On March 23, The Daily Telegraph reported that lipstick marks were being left on a statue of the famous 18th century Whig leader, Charles James Fox, at the National Portrait Gallery. The staff at the Gallery are trying to stop the kissing. In the main letter in the paper on April 3 illustrated by a picture of the actress mentioned in it, Alistair Lexden said that Fox would have relished the loving gestures, and went on to suggest some similarity between him and the current Tory leader.
SIR - Charles James Fox, who revelled in his reputation as “a notorious Lothario” (report, March 23), would not have wanted kisses to stop being planted on his bust at the National Portrait Gallery once the current crisis is over.
In 1782 he virtually abandoned politics for Perdita Robinson, one of the leading actresses of the day, when his friend the Prince of Wales discarded her with a £20,000 pay-off. “He is all day figuring away with her”, a prominent Whig lady complained.

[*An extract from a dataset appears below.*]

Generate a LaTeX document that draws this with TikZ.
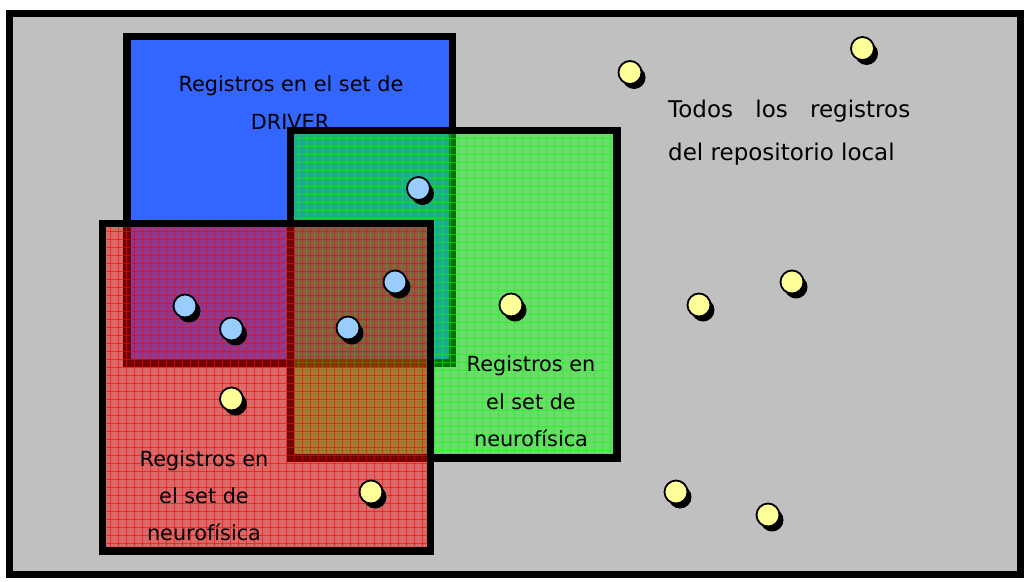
\documentclass[tikz,border=0pt]{standalone}
\usepackage{fontspec}
\setmainfont{DejaVu Sans}
\usetikzlibrary{shadows}
\definecolor{bgray}{HTML}{C0C0C0}
\definecolor{dblue}{HTML}{3366FF}
\definecolor{pyellow}{HTML}{FFFF99}
\definecolor{pblue}{HTML}{99CCFF}
\definecolor{gline}{HTML}{00FF00}
\definecolor{rline}{HTML}{FF0000}
\begin{document}
\begin{tikzpicture}[x=1pt,y=-1pt,
  frame/.style={line width=7pt, draw=black},
  setbox/.style={line width=7.5pt, draw=black},
  lbl/.style={font=\fontsize{20.8}{24}\selectfont, anchor=base, inner sep=0pt},
  big/.style={font=\fontsize{23}{27}\selectfont, anchor=base west, inner sep=0pt},
  dot/.style={circle, draw=black, line width=1.8pt, minimum size=23pt, inner sep=0pt,
    drop shadow={shadow xshift=4pt, shadow yshift=-5pt, opacity=1, fill=black}},
  ydot/.style={dot, fill=pyellow},
  bdot/.style={dot, fill=pblue},
  gridg/.style={gline, line width=0.8pt, opacity=0.5},
  gridr/.style={rline, line width=0.8pt, opacity=0.6}]
\useasboundingbox (0,0) rectangle (1024,581);
% outer frame
\fill[bgray] (9.5,13.5) rectangle (1020.5,574.5);
\draw[frame] (9.5,13.5) rectangle (1020.5,574.5);
% blue set
\fill[dblue] (126.8,36.5) rectangle (452.5,363);
\draw[setbox] (126.8,36.5) rectangle (452.5,363);
\node[lbl] (b1) at (291,91) {Registros en el set de};
\node[lbl] (b2) at (290,129) {DRIVER};
% green set
\begin{scope}
\clip (290.5,130.5) rectangle (617,458);
\fill[gline, fill opacity=0.45] (290.5,130.5) rectangle (617,458);
\foreach \x in {298,306,...,614} \draw[gridg] (\x,130.5) -- (\x,458);
\foreach \y in {138,146,...,456} \draw[gridg] (290.5,\y) -- (617,\y);
\end{scope}
\draw[setbox] (290.5,130.5) rectangle (617,458);
\node[lbl] (g1) at (531,371) {Registros en};
\node[lbl] (g2) at (531,409) {el set de};
\node[lbl] (g3) at (531,446) {neurofísica};
% red set
\begin{scope}
\clip (102.5,223.5) rectangle (430.5,551.2);
\fill[rline, fill opacity=0.45] (102.5,223.5) rectangle (430.5,551.2);
\foreach \x in {110,118,...,428} \draw[gridr] (\x,223.5) -- (\x,551.2);
\foreach \y in {231,239,...,549} \draw[gridr] (102.5,\y) -- (430.5,\y);
\end{scope}
\draw[setbox] (102.5,223.5) rectangle (430.5,551.2);
\node[lbl] (r1) at (204,466) {Registros en};
\node[lbl] (r2) at (204,503) {el set de};
\node[lbl] (r3) at (204,540) {neurofísica};
% repository text
\node[big] (t1) at (668,117) {\makebox[242pt][s]{Todos los registros}};
\node[big] (t2) at (668,160) {del repositorio local};
% records
\node[ydot] (y1) at (630,72.5) {};
\node[ydot] (y2) at (862.5,48.5) {};
\node[ydot] (y3) at (511,305) {};
\node[ydot] (y4) at (699,305) {};
\node[ydot] (y5) at (792,282) {};
\node[ydot] (y6) at (231.5,399) {};
\node[ydot] (y7) at (371,492) {};
\node[ydot] (y8) at (676,492) {};
\node[ydot] (y9) at (768,515) {};
\node[bdot] (c1) at (418.5,188.5) {};
\node[bdot] (c2) at (395,282) {};
\node[bdot] (c3) at (185,306) {};
\node[bdot] (c4) at (231.5,329) {};
\node[bdot] (c5) at (348,328) {};
\end{tikzpicture}
\end{document}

His most widely admired mistress, the beautiful Duchess of Devonshire, whom her husband happily shared with him, gained political immortality by bestowing kisses on undecided electors in Fox’s Westminster constituency in 1784 (“she supplicates a vote, but steals a heart”).
When blamed for a riot during which his great rival, Pitt, had to be rescued from a shattered carriage, he replied disarmingly: “I was in bed with Mrs Armistead, who is ready to substantiate the fact on oath.”
When his Whig friends commissioned a monument for Westminster Abbey, they could not resist asking for allusion to his lasciviousness. He was placed on a mattress, falling into the arms of Liberty with Peace reclining on his knee. Perhaps Boris Johnson, an 18th century figure in many ways, should be commemorated in a similar manner when the time comes.